How I Learned to Stop Hating On My Writing Assignment: Part 1 – Use What You’ve Got

If you lament that writing assignments can seem to have nothing to do with you or what you’re really interested in and you find yourself wishing your professor would let you write about Donkey Kong strategy, or the sexual tension between the cast members of The Real World – or some other topic on which you consider yourself an expert – you are not alone. Every writer at one point or another has been given an assignment that simply fails to inspire. We usually write the paper anyway but feel as if we’re just “calling it in,” and it often shows in the finished product.

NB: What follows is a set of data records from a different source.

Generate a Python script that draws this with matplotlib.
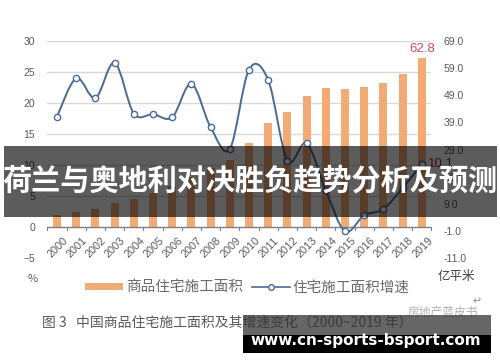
import numpy as np
import matplotlib
matplotlib.use('Agg')
import matplotlib.pyplot as plt
from matplotlib.path import Path
from matplotlib.patches import PathPatch, Rectangle
from matplotlib.lines import Line2D
from matplotlib.patches import Patch
import matplotlib.transforms as mtransforms

plt.rcParams['font.family'] = ['Liberation Sans', 'Noto Sans CJK SC', 'DejaVu Sans']

# data
years = [str(y) for y in range(2000, 2020)]
area = [4.8, 6.0, 7.2, 9.1, 10.9, 13.0, 15.4, 19.0, 22.0, 25.0,
        31.5, 38.8, 42.9, 48.6, 51.5, 51.2, 52.1, 53.6, 57.0, 62.8]
growth = [17.8, 24.0, 20.8, 26.5, 18.3, 18.2, 17.7, 23.1, 16.1, 12.6,
          25.4, 23.7, 10.7, 13.5, 5.9, -0.7, 1.9, 2.9, 6.3, 10.1]
left_ticks = [-5, 0, 5, 10, 15, 20, 25, 30]
right_ticks = [-11.0, -1.0, 9.0, 19.0, 29.0, 39.0, 49.0, 59.0, 69.0]

bar_color = '#F3AB76'
line_color = '#4A6A9A'
txt_gray = '#595959'
cjk = ['Noto Sans CJK SC', 'DejaVu Sans']

fig = plt.figure(figsize=(5, 3.62), dpi=100)
fig.patch.set_facecolor('white')

# bars axis (right scale)
axb = fig.add_axes([0.0948, 0.2873, 0.768, 0.5994])
axb.set_zorder(1)
# line axis (left scale)
axl = axb.twinx()
axl.set_zorder(2)
axl.patch.set_visible(False)

x = np.arange(len(years))
axb.bar(x, area, width=0.42, color=bar_color, zorder=3)
axb.set_ylim(-11, 69)
axb.set_xlim(-0.5, 19.5)
axb.yaxis.tick_right()
axb.set_yticks(right_ticks)
axb.set_yticklabels(['%.1f' % v for v in right_ticks])
axb.tick_params(axis='y', length=0, pad=9, labelsize=7.5, labelcolor=txt_gray)

axl.yaxis.tick_left()
axl.set_ylim(-5, 30)
axl.set_yticks(left_ticks)
axl.tick_params(axis='y', length=0, pad=9, labelsize=7.5, labelcolor=txt_gray)

for a in (axb, axl):
    for s in a.spines.values():
        s.set_visible(False)

# gridlines at left ticks, drawn behind the bars
gtrans = mtransforms.blended_transform_factory(axb.transAxes, axl.transData)
for t in left_ticks[2:]:
    axb.add_line(Line2D([0, 1], [t, t], transform=gtrans, color='#D9D9D9',
                        lw=1.0, zorder=1))
# x axis line at 0 of left axis
axb.add_line(Line2D([0, 1], [0, 0], transform=gtrans, color='#7F7F7F',
                    lw=1.0, zorder=4))
tick_tr = mtransforms.blended_transform_factory(axb.transData, axl.transData)
for b in np.arange(-0.5, 20.0, 1.0):
    axl.plot([b, b], [0, -0.45], color='#7F7F7F', lw=0.8, transform=tick_tr,
             clip_on=False, zorder=4)

# x tick labels (rotated)
axb.set_xticks(x)
axb.set_xticklabels([])
axb.tick_params(axis='x', length=0)
for i, yr in enumerate(years):
    axl.text(i + 0.3, -1.4, yr, rotation=45, ha='right', va='top',
             rotation_mode='anchor', fontsize=7.8, color=txt_gray,
             transform=tick_tr)
axl.set_xticks([])

# smoothed line (cubic bezier through the points)
pts = np.column_stack([x, growth]).astype(float)
verts = [tuple(pts[0])]
codes = [Path.MOVETO]
n = len(pts)
for i in range(n - 1):
    p0 = pts[max(i - 1, 0)]
    p1 = pts[i]
    p2 = pts[i + 1]
    p3 = pts[min(i + 2, n - 1)]
    c1 = p1 + (p2 - p0) / 6.0
    c2 = p2 - (p3 - p1) / 6.0
    verts += [tuple(c1), tuple(c2), tuple(p2)]
    codes += [Path.CURVE4] * 3
axl.add_patch(PathPatch(Path(verts, codes), facecolor='none',
                        edgecolor=line_color, lw=1.4, zorder=5))
axl.plot(x, growth, 'o', ms=4.5, mfc='white', mec=line_color, mew=1.0,
         zorder=6)

# value labels
axb.text(19, 63.8, '62.8', ha='center', va='bottom', fontsize=9.5,
         color='#D04B5A')
axl.text(19.3, 10.1, '10.1', ha='left', va='center', fontsize=9.5,
         color='#9B2335')

# unit labels
fig.text(0.066, 0.229, '%', fontsize=8, color=txt_gray, ha='center',
         va='center', family=cjk)
fig.text(0.912, 0.235, '亿平米', fontsize=9, color='#404040', ha='center',
         va='center', family=cjk)

# legend
handles = [Patch(facecolor=bar_color, edgecolor='none'),
           Line2D([0], [0], color=line_color, lw=1.2, marker='o', ms=4,
                  mfc='white', mec=line_color)]
fig.legend(handles, ['商品住宅施工面积', '住宅施工面积增速'], loc='center',
           bbox_to_anchor=(0.495, 0.206), ncol=2, frameon=False,
           prop={'family': cjk, 'size': 10.5}, labelcolor='#6A6A6A',
           handlelength=2.6, handleheight=0.35, handletextpad=0.2,
           columnspacing=0.6)

# caption and source
fig.text(0.084, 0.108, '图 3   中国商品住宅施工面积及其增速变化（2000~2019 年）',
         fontsize=10, color='#5A5A5A', ha='left', va='center', family=cjk,
         weight='medium')
fig.text(0.955, 0.168, '↵', fontsize=8, color='#999999', ha='center',
         va='center', family=['DejaVu Sans'])
fig.text(0.815, 0.138, '房地产蓝皮书', fontsize=8.5, color='#B0B0B0',
         ha='left', va='center', family=cjk)

# banner overlay
fig.patches.append(Rectangle((0.008, 1 - 217 / 362), 0.986, 71 / 362,
                             transform=fig.transFigure, facecolor='black',
                             alpha=0.64, zorder=10))
fig.text(0.5, 1 - 181 / 362, '荷兰与奥地利对决胜负趋势分析及预测',
         fontsize=21, color='white', weight='bold', ha='center', va='center',
         family=cjk, zorder=11)

# site watermark
fig.patches.append(Rectangle((243 / 500, 1 - 335 / 362), 248 / 500, 20 / 362,
                             transform=fig.transFigure, facecolor='#333333',
                             alpha=0.75, zorder=10))
fig.patches.append(Rectangle((243 / 500, 1 - 353 / 362), 248 / 500, 18 / 362,
                             transform=fig.transFigure, facecolor='black',
                             zorder=10))
fig.text(366 / 500, 1 - 340 / 362, 'www.cn-sports-bsport.com', fontsize=11,
         color='white', weight='bold', ha='center', va='center',
         family=['DejaVu Sans'], zorder=11)

fig.savefig('out.png', dpi=100)
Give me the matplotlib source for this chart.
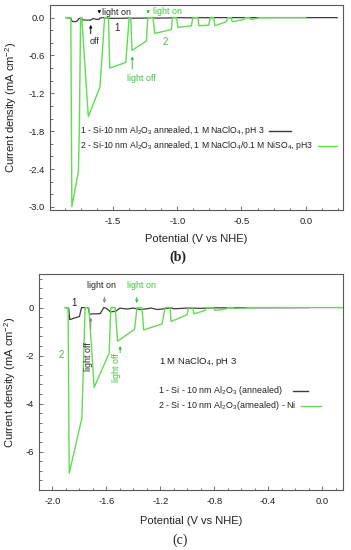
import matplotlib
matplotlib.use('Agg')
import matplotlib.pyplot as plt
from matplotlib.ticker import MultipleLocator, AutoMinorLocator
from matplotlib.lines import Line2D

plt.rcParams['font.family'] = ['Liberation Sans', 'DejaVu Sans']
plt.rcParams['mathtext.fontset'] = 'custom'
plt.rcParams['mathtext.rm'] = 'Liberation Sans'
plt.rcParams['mathtext.it'] = 'Liberation Sans:italic'
plt.rcParams['axes.unicode_minus'] = False

GREEN = '#62dc52'
GREEN_TXT = '#3cc43a'
DARK = '#3c3c3c'
SPINE = '#5a5a5a'

# ---- panel (b): chopped LSV, 1 M NaClO4 vs NaClO4/NiSO4 ----
b_green_v = [-1.865, -1.828, -1.820, -1.769, -1.762, -1.752, -1.743, -1.692, -1.601, -1.565,
             -1.535, -1.525, -1.400, -1.374, -1.362, -1.352, -1.240, -1.229, -1.188, -1.175,
             -1.045, -1.037, -1.006, -0.994, -0.890, -0.878, -0.839, -0.831, -0.755, -0.743,
             -0.717, -0.707, -0.619, -0.606, -0.580, -0.572, -0.480, -0.470, -0.438, -0.425,
             -0.365, -0.360, 0.0]
b_green_j = [0.0, 0.0, -3.0, -2.44, -1.8, 0.0, 0.0, -1.57, -1.10, 0.0,
             0.0, -0.80, -0.71, 0.0, 0.0, -0.52, -0.37, 0.0, 0.0, -0.25,
             -0.19, 0.0, 0.0, -0.155, -0.13, 0.0, 0.0, -0.13, -0.12, 0.0,
             0.0, -0.13, -0.065, 0.0, 0.0, -0.065, -0.03, 0.0, 0.0, -0.03,
             -0.005, 0.0, 0.0]
b_black_v = [-1.865, -1.828, -1.818, -1.790, -1.775, -1.765, -1.745, -1.735, -1.700, -1.675,
             -1.655, -1.630, -1.610, -1.600, -1.570, -1.530, -1.400, -1.370, -1.360, -1.230,
             -1.190, -1.170, -1.040, -1.000, -0.880, -0.840, -0.740, -0.700, 0.245]
b_black_j = [0.0, -0.01, -0.06, -0.065, -0.045, -0.015, -0.01, -0.035, -0.04, -0.04,
             -0.015, -0.025, -0.03, -0.005, 0.0, -0.012, -0.01, 0.0, -0.01, -0.006,
             0.0, -0.008, -0.004, 0.0, -0.004, 0.0, -0.003, 0.0, 0.0]

# ---- panel (c): 1 M NaClO4, pH 3, with / without Ni ----
c_green_v = [-1.906, -1.884, -1.876, -1.782, -1.758, -1.730, -1.691, -1.580, -1.567,
             -1.535, -1.517, -1.391, -1.373, -1.336, -1.324, -1.187, -1.165,
             -1.128, -1.121, -1.002, -0.991, -0.960, -0.950, -0.869, -0.854,
             -0.807, -0.795, -0.708, -0.699, -0.659, -0.650, -0.565, -0.558, 0.153]
c_green_j = [0.0, 0.0, -6.9, -4.61, 0.0, 0.0, -3.33, -1.9, 0.0,
             0.0, -1.4, -0.9, 0.0, 0.0, -0.93, -0.68, 0.0,
             0.0, -0.58, -0.30, 0.0, 0.0, -0.26, -0.12, 0.0,
             0.0, -0.12, -0.05, 0.0, 0.0, -0.04, -0.02, 0.0, 0.0]
c_black_v = [-1.905, -1.880, -1.872, -1.800, -1.785, -1.735, -1.725, -1.645, -1.620, -1.600,
             -1.570, -1.530, -1.500, -1.450, -1.400, -1.350, -1.300, -1.270, -1.220, -1.170,
             -1.120, -1.100, -1.000, -0.900, -0.800, -0.100]
c_black_j = [0.0, -0.02, -0.5, -0.37, 0.0, 0.0, -0.27, -0.25, 0.0, -0.03,
             -0.18, -0.15, -0.02, -0.06, -0.02, -0.08, -0.05, -0.02, -0.08, -0.05,
             -0.01, -0.05, -0.02, -0.03, -0.01, 0.0]

TICK_FS = 6.8
LAB_FS = 8.0
ANN_FS = 6.4

fig = plt.figure(figsize=(3.51, 5.5), dpi=100)
ax1 = fig.add_axes([50 / 351, 1 - 210 / 550, 293 / 351, 205 / 550])
ax2 = fig.add_axes([39 / 351, 1 - 490 / 550, 304 / 351, 216 / 550])


def style_axes(ax):
    for s in ax.spines.values():
        s.set_color(SPINE)
        s.set_linewidth(0.8)
    ax.tick_params(which='both', direction='in', top=False, right=False,
                   colors=SPINE, labelcolor='#222222', labelsize=TICK_FS, width=0.6)
    ax.tick_params(which='major', length=3)
    ax.tick_params(which='minor', length=1.8)
    ax.tick_params(axis='x', pad=5)
    ax.tick_params(axis='y', pad=3.5)


def fmt(decimals):
    return plt.FuncFormatter(lambda v, p: f'{round(v, decimals) + 0.0:.{decimals}f}')


def add_legend_row(ax, x, y, label, color, gap=5, length=20, fs=ANN_FS):
    t = ax.text(x, y, label, fontsize=fs, color='#222222', ha='left', va='center')
    fig.canvas.draw()
    bb = t.get_window_extent(fig.canvas.get_renderer())
    inv = fig.transFigure.inverted()
    (x0, yc) = inv.transform((bb.x1 + gap, (bb.y0 + bb.y1) / 2))
    (x1, _) = inv.transform((bb.x1 + gap + length, 0))
    fig.add_artist(Line2D([x0, x1], [yc, yc], color=color, lw=1.0, transform=fig.transFigure))


# panel (b)
ax1.plot(b_black_v, b_black_j, color=DARK, lw=0.9)
ax1.plot(b_green_v, b_green_j, color=GREEN, lw=1.0)
ax1.set_xlim(-1.99, 0.29)
ax1.set_ylim(-3.05, 0.2)
ax1.xaxis.set_major_locator(MultipleLocator(0.5))
ax1.xaxis.set_minor_locator(AutoMinorLocator(4))
ax1.yaxis.set_major_locator(MultipleLocator(0.6))
ax1.yaxis.set_minor_locator(AutoMinorLocator(3))
ax1.xaxis.set_major_formatter(fmt(1))
ax1.yaxis.set_major_formatter(fmt(1))
style_axes(ax1)
ax1.set_xlabel('Potential (V vs NHE)', fontsize=LAB_FS, color='#222222')
ax1.set_ylabel('Current density (mA cm$^{-2}$)', fontsize=LAB_FS, color='#222222')
ax1.xaxis.set_label_coords(0.5, -0.118)
ax1.yaxis.set_label_coords(-0.105, 0.5)

ax1.annotate('', xy=(-1.606, 0.016), xytext=(-1.606, 0.15),
             arrowprops=dict(arrowstyle='-|>', color='#111111', lw=0.7, mutation_scale=4))
ax1.text(-1.588, 0.085, 'light on', fontsize=ANN_FS, color='#222222', ha='left', va='center')
ax1.annotate('', xy=(-1.673, -0.07), xytext=(-1.673, -0.30),
             arrowprops=dict(arrowstyle='-|>', color='#111111', lw=0.7, mutation_scale=4))
ax1.text(-1.645, -0.38, 'off', fontsize=ANN_FS, color='#222222', ha='center', va='center')
ax1.text(-1.467, -0.168, '1', fontsize=7, color='#222222', ha='center', va='center')
ax1.annotate('', xy=(-1.226, 0.016), xytext=(-1.226, 0.15),
             arrowprops=dict(arrowstyle='-|>', color=GREEN_TXT, lw=0.7, mutation_scale=4))
ax1.text(-1.19, 0.09, 'light on', fontsize=ANN_FS, color=GREEN_TXT, ha='left', va='center')
ax1.text(-1.097, -0.38, '2', fontsize=7, color=GREEN_TXT, ha='center', va='center')
ax1.annotate('', xy=(-1.35, -0.57), xytext=(-1.35, -0.86),
             arrowprops=dict(arrowstyle='-|>', color=GREEN_TXT, lw=0.7, mutation_scale=4))
ax1.text(-1.275, -0.97, 'light off', fontsize=ANN_FS, color=GREEN_TXT, ha='center', va='center')

add_legend_row(ax1, -1.756, -1.79,
               '1 - Si-10 nm Al$_2$O$_3$ annealed, 1 M NaClO$_4$, pH 3', DARK,
               gap=4, length=22, fs=6.2)
add_legend_row(ax1, -1.756, -2.03,
               '2 - Si-10 nm Al$_2$O$_3$ annealed, 1 M NaClO$_4$/0.1 M NiSO$_4$, pH3', GREEN,
               gap=5, length=19, fs=6.2)

# panel (c)
ax2.plot(c_black_v, c_black_j, color=DARK, lw=0.9)
ax2.plot(c_green_v, c_green_j, color=GREEN, lw=1.0)
ax2.set_xlim(-2.1, 0.155)
ax2.set_ylim(-7.6, 1.4)
ax2.xaxis.set_major_locator(MultipleLocator(0.4))
ax2.xaxis.set_minor_locator(AutoMinorLocator(4))
ax2.yaxis.set_major_locator(MultipleLocator(2))
ax2.yaxis.set_minor_locator(AutoMinorLocator(5))
ax2.xaxis.set_major_formatter(fmt(1))
ax2.yaxis.set_major_formatter(fmt(0))
style_axes(ax2)
ax2.set_xlabel('Potential (V vs NHE)', fontsize=LAB_FS, color='#222222')
ax2.set_ylabel('Current density (mA cm$^{-2}$)', fontsize=LAB_FS, color='#222222')
ax2.xaxis.set_label_coords(0.5, -0.122)
ax2.yaxis.set_label_coords(-0.068, 0.5)

ax2.text(-1.839, 0.2, '1', fontsize=7, color='#222222', ha='center', va='center')
ax2.annotate('', xy=(-1.615, 0.07), xytext=(-1.615, 0.55),
             arrowprops=dict(arrowstyle='-|>', color='#888888', lw=0.7, mutation_scale=4))
ax2.text(-1.639, 0.9, 'light on', fontsize=ANN_FS, color='#222222', ha='center', va='center')
ax2.annotate('', xy=(-1.375, 0.07), xytext=(-1.375, 0.55),
             arrowprops=dict(arrowstyle='-|>', color=GREEN_TXT, lw=0.7, mutation_scale=4))
ax2.text(-1.339, 0.9, 'light on', fontsize=ANN_FS, color=GREEN_TXT, ha='center', va='center')
ax2.annotate('', xy=(-1.716, -0.3), xytext=(-1.716, -1.0),
             arrowprops=dict(arrowstyle='-|>', color='#888888', lw=0.7, mutation_scale=4))
ax2.text(-1.732, -2.05, 'light off', fontsize=ANN_FS, color='#222222', ha='center', va='center',
         rotation=90)
ax2.annotate('', xy=(-1.498, -1.48), xytext=(-1.498, -2.0),
             arrowprops=dict(arrowstyle='-|>', color=GREEN_TXT, lw=0.7, mutation_scale=4))
ax2.text(-1.524, -2.5, 'light off', fontsize=ANN_FS, color=GREEN_TXT, ha='center', va='center',
         rotation=90)
ax2.text(-1.936, -1.97, '2', fontsize=7, color=GREEN_TXT, ha='center', va='center')
ax2.text(-1.21, -2.25, '1 M NaClO$_4$, pH 3', fontsize=6.8, color='#222222',
         ha='left', va='center')

add_legend_row(ax2, -1.217, -3.46, '1 - Si - 10 nm Al$_2$O$_3$ (annealed)', DARK, gap=10, length=15)
add_legend_row(ax2, -1.217, -4.10, '2 - Si - 10 nm Al$_2$O$_3$(annealed) - Ni', GREEN, gap=5, length=20)

fig.text(178 / 351, 1 - 257 / 550, '(b)', fontsize=10, family='Liberation Serif',
         fontweight='bold', ha='center', va='center', color='#222222')
fig.text(180 / 351, 1 - 540 / 550, '(c)', fontsize=10, family='Liberation Serif',
         ha='center', va='center', color='#222222')

fig.savefig('out.png', dpi=100)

That’s why, here at the Writing Center, we like to tailor assignments whenever we can to line up with our own interests and questions. It’s true that some writing assignments are pretty rigid, but we believe that even in the case of rigid assignments, getting interested plays a huge role in writing well. Take a look at these two suggestions for tapping into your own interests to transform a topic from blah to hurrah:

Discover your opinion. Having an idea is probably the single most important component to writing a good essay. But, it’s hard to have an idea if you dislike the topic. Sometimes, though, you can turn even your intense dislike of a topic into a viable, energetic and intellectually rigorous essay. The way to do this is to move beyond simply feeling that dislike and begin to ask questions about why the topic bothers you. When you come up with an answer to the question why, keep asking increasingly probing questions (i.e. So what? Why does that matter?) until you feel yourself hitting on a fresh idea. Make that idea the basis for your essay. Example: an assignment asks you to analyze a piece of art. You don’t like this piece of art. Why? Well, it looks like a child’s drawing. So what? Good art should have a standard of artistic merit. Why? Otherwise anyone would be able to make some random thing and call it art. So what? Otherwise how will we be able to distinguish what is art and what is not art? So what are you trying to say about this painting, then? I think this child-like painting disturbs the viewer because it challenges traditional beliefs about artistic merit. BINGO. An idea is born.

Use your own life experiences as a resource. Not all assignment guidelines will allow you to bring in your own life experiences as evidence, but who says you can’t be thinking of them behind the scenes? No one says that! Maybe you’ve always been obsessed with bats and you know an awful lot about them – perhaps more than you’d care to admit. Why not tap into your passion for bats as a way of approaching your essay assignment on environmental ethics? Research bat habitat and ask how human decisions affect the lives of your smelly big-eared friends.